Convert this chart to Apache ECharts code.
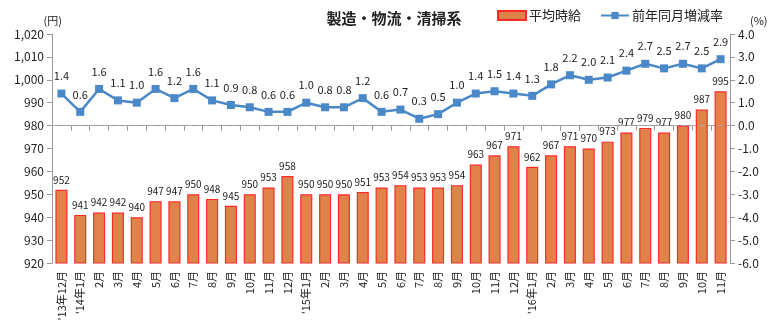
<!DOCTYPE html>
<html><head><meta charset="utf-8">
<script src="https://cdn.jsdelivr.net/npm/echarts@6/dist/echarts.min.js"></script>
<style>html,body{margin:0;padding:0;background:#fff}#c{width:775px;height:330px}</style>
</head><body><div id="c"></div>
<script>
const categories = ["'13年12月","'14年1月","2月","3月","4月","5月","6月","7月","8月","9月","10月","11月","12月","'15年1月","2月","3月","4月","5月","6月","7月","8月","9月","10月","11月","12月","'16年1月","2月","3月","4月","5月","6月","7月","8月","9月","10月","11月"];
const wages = [952,941,942,942,940,947,947,950,948,945,950,953,958,950,950,950,951,953,954,953,953,954,963,967,971,962,967,971,970,973,977,979,977,980,987,995];
const rates = [1.4,0.6,1.6,1.1,1.0,1.6,1.2,1.6,1.1,0.9,0.8,0.6,0.6,1.0,0.8,0.8,1.2,0.6,0.7,0.3,0.5,1.0,1.4,1.5,1.4,1.3,1.8,2.2,2.0,2.1,2.4,2.7,2.5,2.7,2.5,2.9];
const font = "'Noto Sans CJK JP', 'Noto Sans', sans-serif";
const chart = echarts.init(document.getElementById('c'));
chart.setOption({
  animation:false,
  textStyle:{fontFamily:font},
  title:{text:'製造・物流・清掃系',left:389,top:6,textAlign:'center',textStyle:{fontSize:15,fontWeight:'bold',color:'#222',fontFamily:font}},
  legend:{top:9,left:497,padding:0,itemGap:19,itemWidth:28,itemHeight:9,textStyle:{fontSize:13,color:'#222',fontFamily:font,padding:[0,0,0,-2]},
    data:[{name:'平均時給',icon:'rect'},{name:'前年同月増減率'}]},
  grid:{left:52,right:45,top:34,bottom:67},
  xAxis:{type:'category',data:categories,boundaryGap:true,
    axisLine:{lineStyle:{color:'#999'}},axisTick:{show:true,alignWithLabel:false,lineStyle:{color:'#999'},length:5},
    axisLabel:{rotate:90,interval:0,fontSize:11,color:'#222',fontFamily:font,margin:8}},
  yAxis:[
    {type:'value',min:920,max:1020,interval:10,name:'(円)',nameLocation:'end',nameGap:8,nameTextStyle:{fontSize:11,color:'#222',align:'right',padding:[0,-10,0,0]},
     axisLine:{show:true,lineStyle:{color:'#999'}},axisTick:{show:true,lineStyle:{color:'#999'}},splitLine:{show:false},
     axisLabel:{fontSize:12,color:'#222',formatter:v=>v.toLocaleString('en-US')}},
    {type:'value',min:-6,max:4,interval:1,name:'(%)',nameLocation:'end',nameGap:8,nameTextStyle:{fontSize:11,color:'#222',align:'left',padding:[0,0,0,20]},
     axisLine:{show:true,lineStyle:{color:'#999'}},axisTick:{show:true,lineStyle:{color:'#999'}},splitLine:{show:false},
     axisLabel:{fontSize:12,color:'#222',formatter:v=>v.toFixed(1)}}
  ],
  series:[
    {name:'平均時給',type:'bar',data:wages,yAxisIndex:0,barWidth:'64%',
     itemStyle:{color:'#E0834A',borderColor:'#FF2A2A',borderWidth:1.2},
     label:{show:true,position:'top',fontSize:10,color:'#222',distance:5},
     markLine:{silent:true,symbol:'none',label:{show:false},lineStyle:{color:'#aaa',type:[5,4],width:1},data:[{yAxis:980}]}},
    {name:'前年同月増減率',type:'line',data:rates,yAxisIndex:1,symbol:'rect',symbolSize:8,
     lineStyle:{color:'#4A88C7',width:2.5},itemStyle:{color:'#4A88C7'},
     label:{show:true,position:'top',fontSize:11,color:'#222',distance:8,formatter:p=>p.value.toFixed(1)}}
  ]
});
</script></body></html>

---

Give back every line exactly as it stands, pictures excluded.

[Answer to the task]
Convert this chart to Apache ECharts code.
<!DOCTYPE html>
<html><head><meta charset="utf-8">
<script src="https://cdn.jsdelivr.net/npm/echarts@6/dist/echarts.min.js"></script>
<style>html,body{margin:0;padding:0;background:#fff}#c{width:775px;height:330px}</style>
</head><body><div id="c"></div>
<script>
const categories = ["'13年12月","'14年1月","2月","3月","4月","5月","6月","7月","8月","9月","10月","11月","12月","'15年1月","2月","3月","4月","5月","6月","7月","8月","9月","10月","11月","12月","'16年1月","2月","3月","4月","5月","6月","7月","8月","9月","10月","11月"];
const wages = [952,941,942,942,940,947,947,950,948,945,950,953,958,950,950,950,951,953,954,953,953,954,963,967,971,962,967,971,970,973,977,979,977,980,987,995];
const rates = [1.4,0.6,1.6,1.1,1.0,1.6,1.2,1.6,1.1,0.9,0.8,0.6,0.6,1.0,0.8,0.8,1.2,0.6,0.7,0.3,0.5,1.0,1.4,1.5,1.4,1.3,1.8,2.2,2.0,2.1,2.4,2.7,2.5,2.7,2.5,2.9];
const font = "'Noto Sans CJK JP', 'Noto Sans', sans-serif";
const chart = echarts.init(document.getElementById('c'));
chart.setOption({
  animation:false,
  textStyle:{fontFamily:font},
  title:{text:'製造・物流・清掃系',left:389,top:6,textAlign:'center',textStyle:{fontSize:15,fontWeight:'bold',color:'#222',fontFamily:font}},
  legend:{top:9,left:497,padding:0,itemGap:19,itemWidth:28,itemHeight:9,textStyle:{fontSize:13,color:'#222',fontFamily:font,padding:[0,0,0,-2]},
    data:[{name:'平均時給',icon:'rect'},{name:'前年同月増減率'}]},
  grid:{left:52,right:45,top:34,bottom:67},
  xAxis:{type:'category',data:categories,boundaryGap:true,
    axisLine:{lineStyle:{color:'#999'}},axisTick:{show:true,alignWithLabel:false,lineStyle:{color:'#999'},length:5},
    axisLabel:{rotate:90,interval:0,fontSize:11,color:'#222',fontFamily:font,margin:8}},
  yAxis:[
    {type:'value',min:920,max:1020,interval:10,name:'(円)',nameLocation:'end',nameGap:8,nameTextStyle:{fontSize:11,color:'#222',align:'right',padding:[0,-10,0,0]},
     axisLine:{show:true,lineStyle:{color:'#999'}},axisTick:{show:true,lineStyle:{color:'#999'}},splitLine:{show:false},
     axisLabel:{fontSize:12,color:'#222',formatter:v=>v.toLocaleString('en-US')}},
    {type:'value',min:-6,max:4,interval:1,name:'(%)',nameLocation:'end',nameGap:8,nameTextStyle:{fontSize:11,color:'#222',align:'left',padding:[0,0,0,20]},
     axisLine:{show:true,lineStyle:{color:'#999'}},axisTick:{show:true,lineStyle:{color:'#999'}},splitLine:{show:false},
     axisLabel:{fontSize:12,color:'#222',formatter:v=>v.toFixed(1)}}
  ],
  series:[
    {name:'平均時給',type:'bar',data:wages,yAxisIndex:0,barWidth:'64%',
     itemStyle:{color:'#E0834A',borderColor:'#FF2A2A',borderWidth:1.2},
     label:{show:true,position:'top',fontSize:10,color:'#222',distance:5},
     markLine:{silent:true,symbol:'none',label:{show:false},lineStyle:{color:'#aaa',type:[5,4],width:1},data:[{yAxis:980}]}},
    {name:'前年同月増減率',type:'line',data:rates,yAxisIndex:1,symbol:'rect',symbolSize:8,
     lineStyle:{color:'#4A88C7',width:2.5},itemStyle:{color:'#4A88C7'},
     label:{show:true,position:'top',fontSize:11,color:'#222',distance:8,formatter:p=>p.value.toFixed(1)}}
  ]
});
</script></body></html>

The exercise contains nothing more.